• _Problem details_: Retype, exactly as they stand, the lines from the start of the data to the line that contains "anchor=base] (tr) at", both ends included. Leave the pictures out.

• _Provided data_:
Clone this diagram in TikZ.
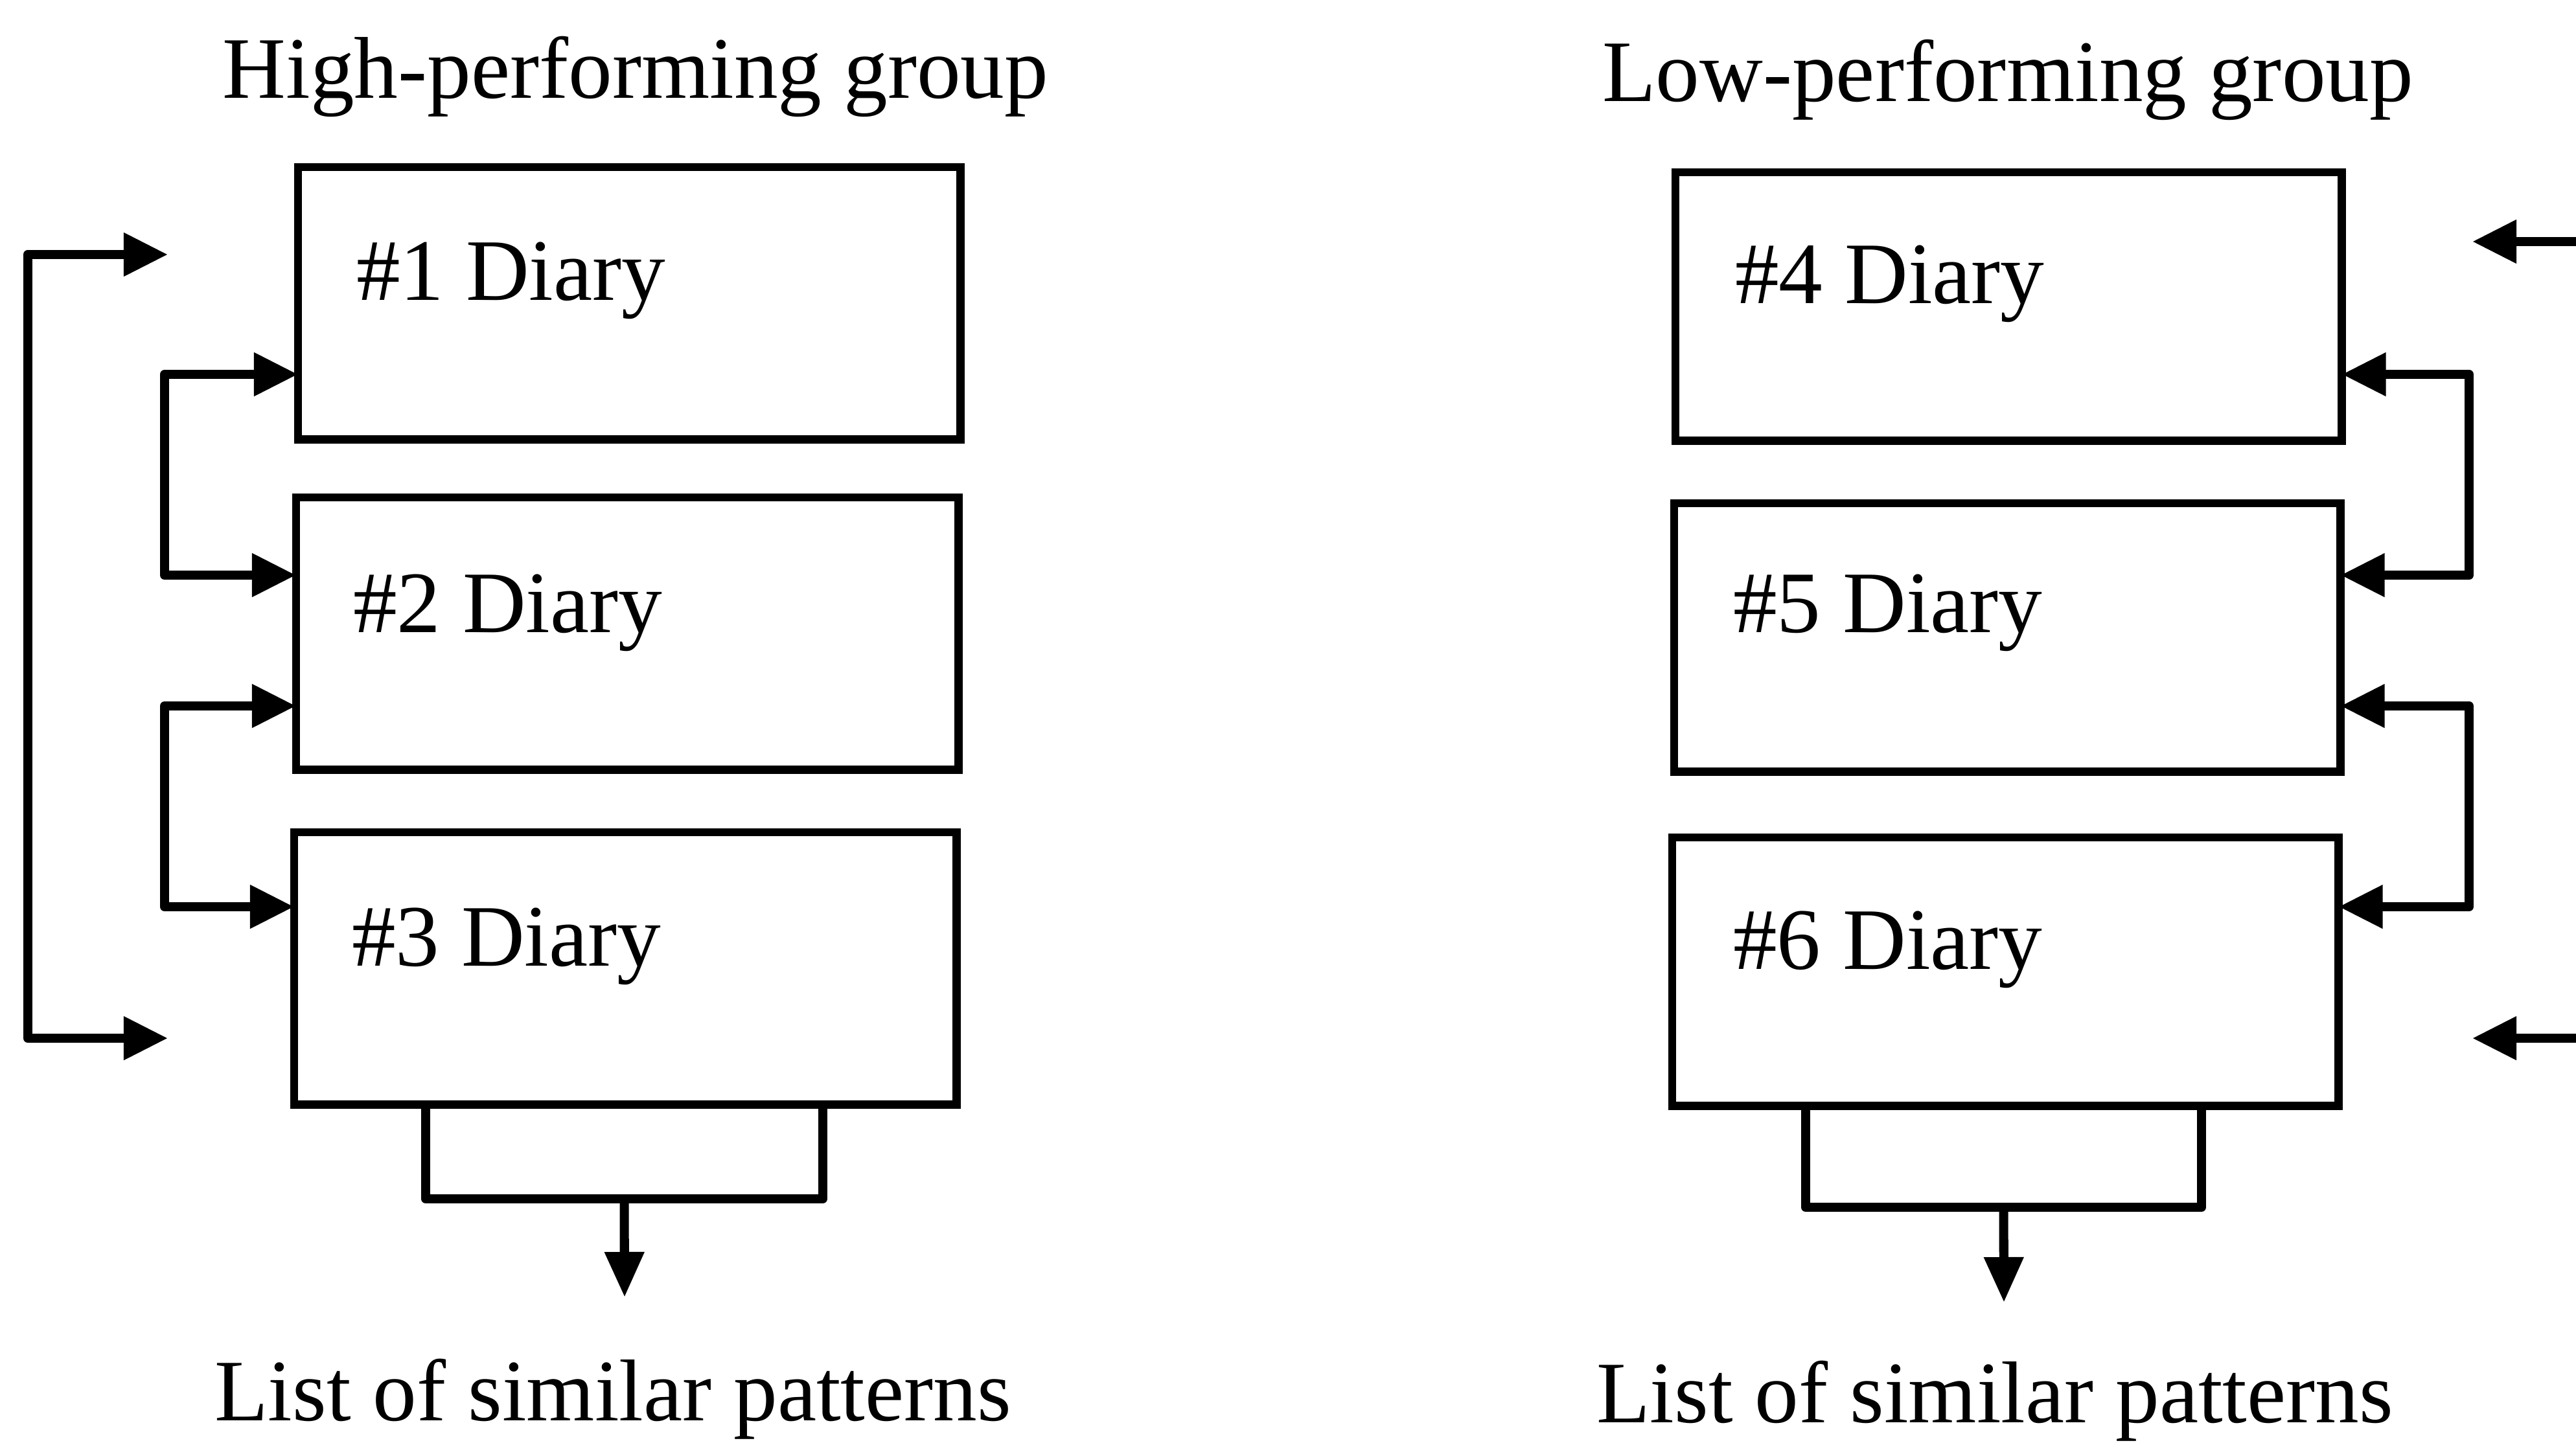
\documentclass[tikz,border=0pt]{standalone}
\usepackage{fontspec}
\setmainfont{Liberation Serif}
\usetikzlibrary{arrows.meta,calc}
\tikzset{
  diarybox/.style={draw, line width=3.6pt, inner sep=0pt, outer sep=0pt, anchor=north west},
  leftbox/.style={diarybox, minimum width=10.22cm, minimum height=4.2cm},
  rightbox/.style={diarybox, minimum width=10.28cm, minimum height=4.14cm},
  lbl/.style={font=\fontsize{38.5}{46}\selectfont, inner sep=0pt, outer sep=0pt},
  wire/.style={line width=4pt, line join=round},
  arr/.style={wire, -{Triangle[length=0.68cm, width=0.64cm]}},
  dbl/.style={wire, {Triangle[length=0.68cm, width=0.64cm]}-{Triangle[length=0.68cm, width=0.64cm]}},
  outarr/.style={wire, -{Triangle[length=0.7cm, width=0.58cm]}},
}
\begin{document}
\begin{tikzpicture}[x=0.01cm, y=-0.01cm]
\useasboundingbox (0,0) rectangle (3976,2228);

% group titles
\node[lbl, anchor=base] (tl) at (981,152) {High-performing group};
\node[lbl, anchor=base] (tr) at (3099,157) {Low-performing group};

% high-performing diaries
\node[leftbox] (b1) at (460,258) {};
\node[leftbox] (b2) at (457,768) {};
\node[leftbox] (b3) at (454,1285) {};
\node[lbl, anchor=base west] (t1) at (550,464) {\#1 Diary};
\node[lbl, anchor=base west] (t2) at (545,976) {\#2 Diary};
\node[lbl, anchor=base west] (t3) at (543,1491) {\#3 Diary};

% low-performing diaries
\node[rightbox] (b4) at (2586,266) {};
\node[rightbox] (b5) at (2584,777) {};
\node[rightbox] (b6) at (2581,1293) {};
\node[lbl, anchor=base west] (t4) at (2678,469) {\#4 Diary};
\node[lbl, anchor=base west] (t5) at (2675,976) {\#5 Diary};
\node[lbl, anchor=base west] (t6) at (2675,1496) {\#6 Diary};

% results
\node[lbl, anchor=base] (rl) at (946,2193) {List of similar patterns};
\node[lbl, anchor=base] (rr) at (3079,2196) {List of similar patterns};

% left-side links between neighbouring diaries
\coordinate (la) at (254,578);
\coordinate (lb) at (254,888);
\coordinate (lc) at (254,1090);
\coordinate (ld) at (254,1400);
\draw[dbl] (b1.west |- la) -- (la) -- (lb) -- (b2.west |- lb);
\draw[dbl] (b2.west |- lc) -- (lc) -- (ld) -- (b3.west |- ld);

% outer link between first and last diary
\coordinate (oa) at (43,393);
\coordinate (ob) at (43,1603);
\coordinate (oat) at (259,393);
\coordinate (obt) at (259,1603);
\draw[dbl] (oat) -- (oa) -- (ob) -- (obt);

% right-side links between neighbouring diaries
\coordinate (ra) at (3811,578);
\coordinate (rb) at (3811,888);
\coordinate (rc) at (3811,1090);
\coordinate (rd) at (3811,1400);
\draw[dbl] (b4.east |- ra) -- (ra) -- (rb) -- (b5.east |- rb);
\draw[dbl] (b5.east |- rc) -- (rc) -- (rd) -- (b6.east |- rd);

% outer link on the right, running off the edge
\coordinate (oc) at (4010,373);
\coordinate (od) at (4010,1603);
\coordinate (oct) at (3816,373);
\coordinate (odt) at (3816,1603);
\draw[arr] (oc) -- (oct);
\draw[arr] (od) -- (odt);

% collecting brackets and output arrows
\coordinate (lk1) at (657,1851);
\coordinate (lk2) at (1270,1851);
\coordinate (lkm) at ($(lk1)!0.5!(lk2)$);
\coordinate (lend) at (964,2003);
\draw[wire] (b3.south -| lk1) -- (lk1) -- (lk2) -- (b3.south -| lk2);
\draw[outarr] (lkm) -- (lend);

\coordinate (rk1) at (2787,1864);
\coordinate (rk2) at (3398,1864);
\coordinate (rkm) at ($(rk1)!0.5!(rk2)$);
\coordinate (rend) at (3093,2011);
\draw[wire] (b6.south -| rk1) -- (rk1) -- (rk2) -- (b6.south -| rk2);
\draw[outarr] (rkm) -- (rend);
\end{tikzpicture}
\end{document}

• _Response to the exercise_:
Clone this diagram in TikZ.
\documentclass[tikz,border=0pt]{standalone}
\usepackage{fontspec}
\setmainfont{Liberation Serif}
\usetikzlibrary{arrows.meta,calc}
\tikzset{
  diarybox/.style={draw, line width=3.6pt, inner sep=0pt, outer sep=0pt, anchor=north west},
  leftbox/.style={diarybox, minimum width=10.22cm, minimum height=4.2cm},
  rightbox/.style={diarybox, minimum width=10.28cm, minimum height=4.14cm},
  lbl/.style={font=\fontsize{38.5}{46}\selectfont, inner sep=0pt, outer sep=0pt},
  wire/.style={line width=4pt, line join=round},
  arr/.style={wire, -{Triangle[length=0.68cm, width=0.64cm]}},
  dbl/.style={wire, {Triangle[length=0.68cm, width=0.64cm]}-{Triangle[length=0.68cm, width=0.64cm]}},
  outarr/.style={wire, -{Triangle[length=0.7cm, width=0.58cm]}},
}
\begin{document}
\begin{tikzpicture}[x=0.01cm, y=-0.01cm]
\useasboundingbox (0,0) rectangle (3976,2228);

% group titles
\node[lbl, anchor=base] (tl) at (981,152) {High-performing group};
\node[lbl, anchor=base] (tr) at (3099,157) {Low-performing group};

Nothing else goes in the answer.